Information supplied:
:::::

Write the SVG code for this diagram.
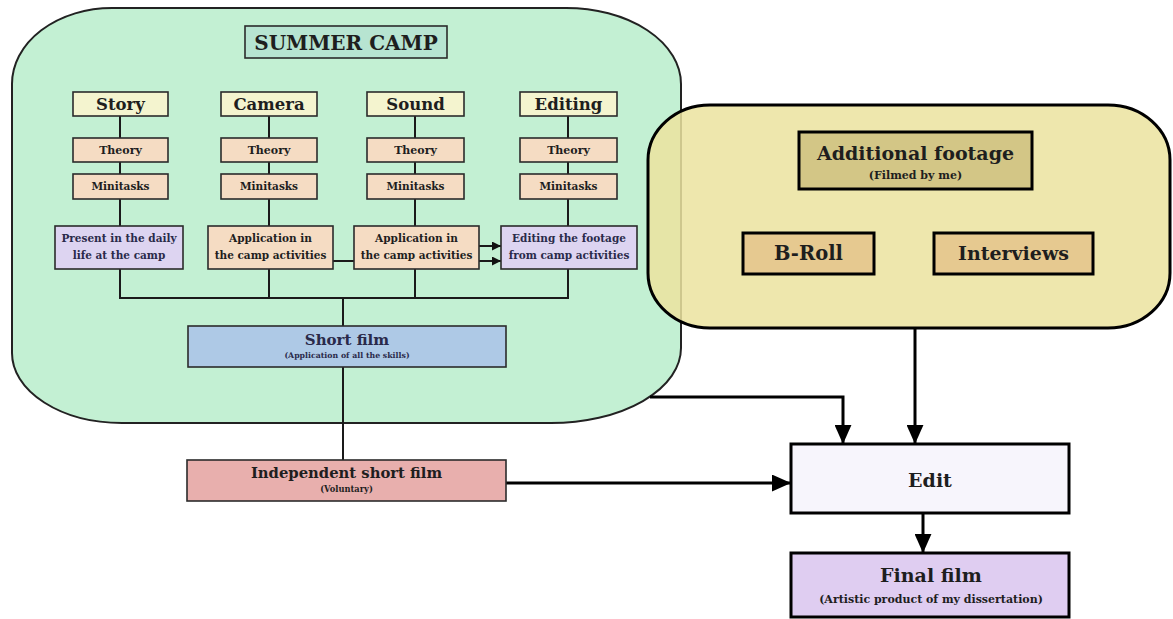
<svg xmlns="http://www.w3.org/2000/svg" width="1173" height="619" viewBox="0 0 1173 619">
  <defs>
    <style>
      text { font-family: "DejaVu Serif", "Liberation Serif", serif; font-weight: bold; text-anchor: middle; fill: #1e1e1e; }
      .navy { fill: #2a2a4a; }
      .thin { stroke: #2b2b2b; stroke-width: 1.6; }
      .thick { stroke: #000; stroke-width: 3; }
      .link { fill: none; stroke: #1a1a1a; stroke-width: 2; }
      .flow { fill: none; stroke: #000; stroke-width: 3; }
      .head { fill: #f4f4cf; }
      .peach { fill: #f5dcc3; }
      .lav { fill: #ddd4f1; }
    </style>
    <marker id="smallArrow" viewBox="0 0 10 10" refX="10" refY="5" markerWidth="9" markerHeight="9" markerUnits="userSpaceOnUse" orient="auto">
      <path d="M0,0 L10,5 L0,10 Z" fill="#111"/>
    </marker>
    <marker id="bigArrow" viewBox="0 0 18 16" refX="18" refY="8" markerWidth="19" markerHeight="17" markerUnits="userSpaceOnUse" orient="auto">
      <path d="M0,0 L18,8 L0,16 Z" fill="#000"/>
    </marker>
  </defs>

  <rect width="1173" height="619" fill="#fff"/>

  <!-- Summer camp area -->
  <g id="summer-camp">
    <path d="M112 8 H566 A115 76 0 0 1 681 84 V348 A130 75 0 0 1 551 423 H122 A110 70 0 0 1 12 353 V84 A100 76 0 0 1 112 8 Z" fill="#c3f0d3" stroke="#222" stroke-width="2"/>
    <rect x="245" y="26" width="202" height="32" fill="#b7e4d1" class="thin"/>
    <text x="346" y="50" font-size="20">SUMMER CAMP</text>
  </g>

  <!-- Additional footage area (drawn over the camp edge) -->
  <g id="additional-area">
    <rect x="648" y="105" width="522" height="223" rx="62" ry="55" fill="#ebe3a0" fill-opacity="0.86" stroke="#000" stroke-width="3"/>
  </g>

  <!-- Connectors -->
  <g id="connectors">
    <!-- column stems -->
    <path class="link" d="M120 116 V226 M269 116 V226 M415 116 V226 M568 116 V226"/>
    <!-- bus into short film -->
    <path class="link" d="M120 269 V298 H568 V269 M269 269 V298 M415 269 V298 M343 298 V326"/>
    <!-- short film to independent short film -->
    <path class="link" d="M343 367 V460"/>
    <!-- camp activities links -->
    <path class="link" d="M333 261 H354"/>
    <path class="link" d="M479 246 H501" marker-end="url(#smallArrow)"/>
    <path class="link" d="M479 261 H501" marker-end="url(#smallArrow)"/>
    <!-- flows into edit -->
    <path class="flow" d="M650 397 H843 V444" marker-end="url(#bigArrow)"/>
    <path class="flow" d="M915 328 V444" marker-end="url(#bigArrow)"/>
    <path class="flow" d="M506 483 H791" marker-end="url(#bigArrow)"/>
    <path class="flow" d="M923 513 V553" marker-end="url(#bigArrow)"/>
  </g>

  <!-- Story column -->
  <g id="story">
    <rect x="73" y="92" width="95" height="24" class="head thin"/>
    <text x="120.5" y="110" font-size="16.5">Story</text>
  </g>
  <g id="story-theory">
    <rect x="73" y="138" width="95" height="24" class="peach thin"/>
    <text x="120.5" y="154" font-size="11">Theory</text>
  </g>
  <g id="story-minitasks">
    <rect x="73" y="174" width="95" height="25" class="peach thin"/>
    <text x="120.5" y="190" font-size="10.5">Minitasks</text>
  </g>
  <g id="story-daily">
    <rect x="55" y="226" width="128" height="43" class="lav thin"/>
    <text class="navy" x="119" y="242" font-size="10.5">Present in the daily</text>
    <text class="navy" x="119" y="259" font-size="10.5">life at the camp</text>
  </g>

  <!-- Camera column -->
  <g id="camera">
    <rect x="221" y="92" width="96" height="24" class="head thin"/>
    <text x="269" y="110" font-size="16.5">Camera</text>
  </g>
  <g id="camera-theory">
    <rect x="221" y="138" width="96" height="24" class="peach thin"/>
    <text x="269" y="154" font-size="11">Theory</text>
  </g>
  <g id="camera-minitasks">
    <rect x="221" y="174" width="96" height="25" class="peach thin"/>
    <text x="269" y="190" font-size="10.5">Minitasks</text>
  </g>
  <g id="camera-application">
    <rect x="208" y="226" width="125" height="43" class="peach thin"/>
    <text x="270.5" y="242" font-size="10.5">Application in</text>
    <text x="270.5" y="259" font-size="10.5">the camp activities</text>
  </g>

  <!-- Sound column -->
  <g id="sound">
    <rect x="367" y="92" width="97" height="24" class="head thin"/>
    <text x="415.5" y="110" font-size="16.5">Sound</text>
  </g>
  <g id="sound-theory">
    <rect x="367" y="138" width="97" height="24" class="peach thin"/>
    <text x="415.5" y="154" font-size="11">Theory</text>
  </g>
  <g id="sound-minitasks">
    <rect x="367" y="174" width="97" height="25" class="peach thin"/>
    <text x="415.5" y="190" font-size="10.5">Minitasks</text>
  </g>
  <g id="sound-application">
    <rect x="354" y="226" width="125" height="43" class="peach thin"/>
    <text x="416.5" y="242" font-size="10.5">Application in</text>
    <text x="416.5" y="259" font-size="10.5">the camp activities</text>
  </g>

  <!-- Editing column -->
  <g id="editing">
    <rect x="520" y="92" width="97" height="24" class="head thin"/>
    <text x="568.5" y="110" font-size="16.5">Editing</text>
  </g>
  <g id="editing-theory">
    <rect x="520" y="138" width="97" height="24" class="peach thin"/>
    <text x="568.5" y="154" font-size="11">Theory</text>
  </g>
  <g id="editing-minitasks">
    <rect x="520" y="174" width="97" height="25" class="peach thin"/>
    <text x="568.5" y="190" font-size="10.5">Minitasks</text>
  </g>
  <g id="editing-footage">
    <rect x="501" y="226" width="136" height="43" class="lav thin"/>
    <text class="navy" x="569" y="242" font-size="10.5">Editing the footage</text>
    <text class="navy" x="569" y="259" font-size="10.5">from camp activities</text>
  </g>

  <!-- Short films -->
  <g id="short-film">
    <rect x="188" y="326" width="318" height="41" fill="#aec9e6" class="thin"/>
    <text class="navy" x="347" y="345" font-size="15">Short film</text>
    <text class="navy" x="347" y="358" font-size="7.8">(Application of all the skills)</text>
  </g>
  <g id="independent-film">
    <rect x="187" y="460" width="319" height="41" fill="#e8afad" class="thin"/>
    <text x="346.5" y="478" font-size="14.8">Independent short film</text>
    <text x="346.5" y="492" font-size="8.3">(Voluntary)</text>
  </g>

  <!-- Additional footage -->
  <g id="additional-footage">
    <rect x="799" y="132" width="233" height="57" fill="#d3c686" class="thick"/>
    <text x="915.5" y="160" font-size="19">Additional footage</text>
    <text x="915.5" y="179" font-size="11">(Filmed by me)</text>
  </g>
  <g id="b-roll">
    <rect x="743" y="233" width="131" height="41" fill="#e6c990" class="thick"/>
    <text x="808.5" y="260" font-size="19.5">B-Roll</text>
  </g>
  <g id="interviews">
    <rect x="934" y="233" width="159" height="41" fill="#e6c990" class="thick"/>
    <text x="1013.5" y="260" font-size="19">Interviews</text>
  </g>

  <!-- Edit and final -->
  <g id="edit">
    <rect x="791" y="444" width="278" height="69" fill="#f7f5fc" class="thick"/>
    <text x="930" y="487" font-size="19">Edit</text>
  </g>
  <g id="final-film">
    <rect x="791" y="553" width="278" height="64" fill="#dfcdf1" class="thick"/>
    <text x="931" y="582" font-size="19">Final film</text>
    <text x="931" y="603" font-size="11">(Artistic product of my dissertation)</text>
  </g>
</svg>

:::::

Exercise details: Copy the whole listing above word for word but do not carry over the pictures.

Response to the exercise:
Write the SVG code for this diagram.
<svg xmlns="http://www.w3.org/2000/svg" width="1173" height="619" viewBox="0 0 1173 619">
  <defs>
    <style>
      text { font-family: "DejaVu Serif", "Liberation Serif", serif; font-weight: bold; text-anchor: middle; fill: #1e1e1e; }
      .navy { fill: #2a2a4a; }
      .thin { stroke: #2b2b2b; stroke-width: 1.6; }
      .thick { stroke: #000; stroke-width: 3; }
      .link { fill: none; stroke: #1a1a1a; stroke-width: 2; }
      .flow { fill: none; stroke: #000; stroke-width: 3; }
      .head { fill: #f4f4cf; }
      .peach { fill: #f5dcc3; }
      .lav { fill: #ddd4f1; }
    </style>
    <marker id="smallArrow" viewBox="0 0 10 10" refX="10" refY="5" markerWidth="9" markerHeight="9" markerUnits="userSpaceOnUse" orient="auto">
      <path d="M0,0 L10,5 L0,10 Z" fill="#111"/>
    </marker>
    <marker id="bigArrow" viewBox="0 0 18 16" refX="18" refY="8" markerWidth="19" markerHeight="17" markerUnits="userSpaceOnUse" orient="auto">
      <path d="M0,0 L18,8 L0,16 Z" fill="#000"/>
    </marker>
  </defs>

  <rect width="1173" height="619" fill="#fff"/>

  <!-- Summer camp area -->
  <g id="summer-camp">
    <path d="M112 8 H566 A115 76 0 0 1 681 84 V348 A130 75 0 0 1 551 423 H122 A110 70 0 0 1 12 353 V84 A100 76 0 0 1 112 8 Z" fill="#c3f0d3" stroke="#222" stroke-width="2"/>
    <rect x="245" y="26" width="202" height="32" fill="#b7e4d1" class="thin"/>
    <text x="346" y="50" font-size="20">SUMMER CAMP</text>
  </g>

  <!-- Additional footage area (drawn over the camp edge) -->
  <g id="additional-area">
    <rect x="648" y="105" width="522" height="223" rx="62" ry="55" fill="#ebe3a0" fill-opacity="0.86" stroke="#000" stroke-width="3"/>
  </g>

  <!-- Connectors -->
  <g id="connectors">
    <!-- column stems -->
    <path class="link" d="M120 116 V226 M269 116 V226 M415 116 V226 M568 116 V226"/>
    <!-- bus into short film -->
    <path class="link" d="M120 269 V298 H568 V269 M269 269 V298 M415 269 V298 M343 298 V326"/>
    <!-- short film to independent short film -->
    <path class="link" d="M343 367 V460"/>
    <!-- camp activities links -->
    <path class="link" d="M333 261 H354"/>
    <path class="link" d="M479 246 H501" marker-end="url(#smallArrow)"/>
    <path class="link" d="M479 261 H501" marker-end="url(#smallArrow)"/>
    <!-- flows into edit -->
    <path class="flow" d="M650 397 H843 V444" marker-end="url(#bigArrow)"/>
    <path class="flow" d="M915 328 V444" marker-end="url(#bigArrow)"/>
    <path class="flow" d="M506 483 H791" marker-end="url(#bigArrow)"/>
    <path class="flow" d="M923 513 V553" marker-end="url(#bigArrow)"/>
  </g>

  <!-- Story column -->
  <g id="story">
    <rect x="73" y="92" width="95" height="24" class="head thin"/>
    <text x="120.5" y="110" font-size="16.5">Story</text>
  </g>
  <g id="story-theory">
    <rect x="73" y="138" width="95" height="24" class="peach thin"/>
    <text x="120.5" y="154" font-size="11">Theory</text>
  </g>
  <g id="story-minitasks">
    <rect x="73" y="174" width="95" height="25" class="peach thin"/>
    <text x="120.5" y="190" font-size="10.5">Minitasks</text>
  </g>
  <g id="story-daily">
    <rect x="55" y="226" width="128" height="43" class="lav thin"/>
    <text class="navy" x="119" y="242" font-size="10.5">Present in the daily</text>
    <text class="navy" x="119" y="259" font-size="10.5">life at the camp</text>
  </g>

  <!-- Camera column -->
  <g id="camera">
    <rect x="221" y="92" width="96" height="24" class="head thin"/>
    <text x="269" y="110" font-size="16.5">Camera</text>
  </g>
  <g id="camera-theory">
    <rect x="221" y="138" width="96" height="24" class="peach thin"/>
    <text x="269" y="154" font-size="11">Theory</text>
  </g>
  <g id="camera-minitasks">
    <rect x="221" y="174" width="96" height="25" class="peach thin"/>
    <text x="269" y="190" font-size="10.5">Minitasks</text>
  </g>
  <g id="camera-application">
    <rect x="208" y="226" width="125" height="43" class="peach thin"/>
    <text x="270.5" y="242" font-size="10.5">Application in</text>
    <text x="270.5" y="259" font-size="10.5">the camp activities</text>
  </g>

  <!-- Sound column -->
  <g id="sound">
    <rect x="367" y="92" width="97" height="24" class="head thin"/>
    <text x="415.5" y="110" font-size="16.5">Sound</text>
  </g>
  <g id="sound-theory">
    <rect x="367" y="138" width="97" height="24" class="peach thin"/>
    <text x="415.5" y="154" font-size="11">Theory</text>
  </g>
  <g id="sound-minitasks">
    <rect x="367" y="174" width="97" height="25" class="peach thin"/>
    <text x="415.5" y="190" font-size="10.5">Minitasks</text>
  </g>
  <g id="sound-application">
    <rect x="354" y="226" width="125" height="43" class="peach thin"/>
    <text x="416.5" y="242" font-size="10.5">Application in</text>
    <text x="416.5" y="259" font-size="10.5">the camp activities</text>
  </g>

  <!-- Editing column -->
  <g id="editing">
    <rect x="520" y="92" width="97" height="24" class="head thin"/>
    <text x="568.5" y="110" font-size="16.5">Editing</text>
  </g>
  <g id="editing-theory">
    <rect x="520" y="138" width="97" height="24" class="peach thin"/>
    <text x="568.5" y="154" font-size="11">Theory</text>
  </g>
  <g id="editing-minitasks">
    <rect x="520" y="174" width="97" height="25" class="peach thin"/>
    <text x="568.5" y="190" font-size="10.5">Minitasks</text>
  </g>
  <g id="editing-footage">
    <rect x="501" y="226" width="136" height="43" class="lav thin"/>
    <text class="navy" x="569" y="242" font-size="10.5">Editing the footage</text>
    <text class="navy" x="569" y="259" font-size="10.5">from camp activities</text>
  </g>

  <!-- Short films -->
  <g id="short-film">
    <rect x="188" y="326" width="318" height="41" fill="#aec9e6" class="thin"/>
    <text class="navy" x="347" y="345" font-size="15">Short film</text>
    <text class="navy" x="347" y="358" font-size="7.8">(Application of all the skills)</text>
  </g>
  <g id="independent-film">
    <rect x="187" y="460" width="319" height="41" fill="#e8afad" class="thin"/>
    <text x="346.5" y="478" font-size="14.8">Independent short film</text>
    <text x="346.5" y="492" font-size="8.3">(Voluntary)</text>
  </g>

  <!-- Additional footage -->
  <g id="additional-footage">
    <rect x="799" y="132" width="233" height="57" fill="#d3c686" class="thick"/>
    <text x="915.5" y="160" font-size="19">Additional footage</text>
    <text x="915.5" y="179" font-size="11">(Filmed by me)</text>
  </g>
  <g id="b-roll">
    <rect x="743" y="233" width="131" height="41" fill="#e6c990" class="thick"/>
    <text x="808.5" y="260" font-size="19.5">B-Roll</text>
  </g>
  <g id="interviews">
    <rect x="934" y="233" width="159" height="41" fill="#e6c990" class="thick"/>
    <text x="1013.5" y="260" font-size="19">Interviews</text>
  </g>

  <!-- Edit and final -->
  <g id="edit">
    <rect x="791" y="444" width="278" height="69" fill="#f7f5fc" class="thick"/>
    <text x="930" y="487" font-size="19">Edit</text>
  </g>
  <g id="final-film">
    <rect x="791" y="553" width="278" height="64" fill="#dfcdf1" class="thick"/>
    <text x="931" y="582" font-size="19">Final film</text>
    <text x="931" y="603" font-size="11">(Artistic product of my dissertation)</text>
  </g>
</svg>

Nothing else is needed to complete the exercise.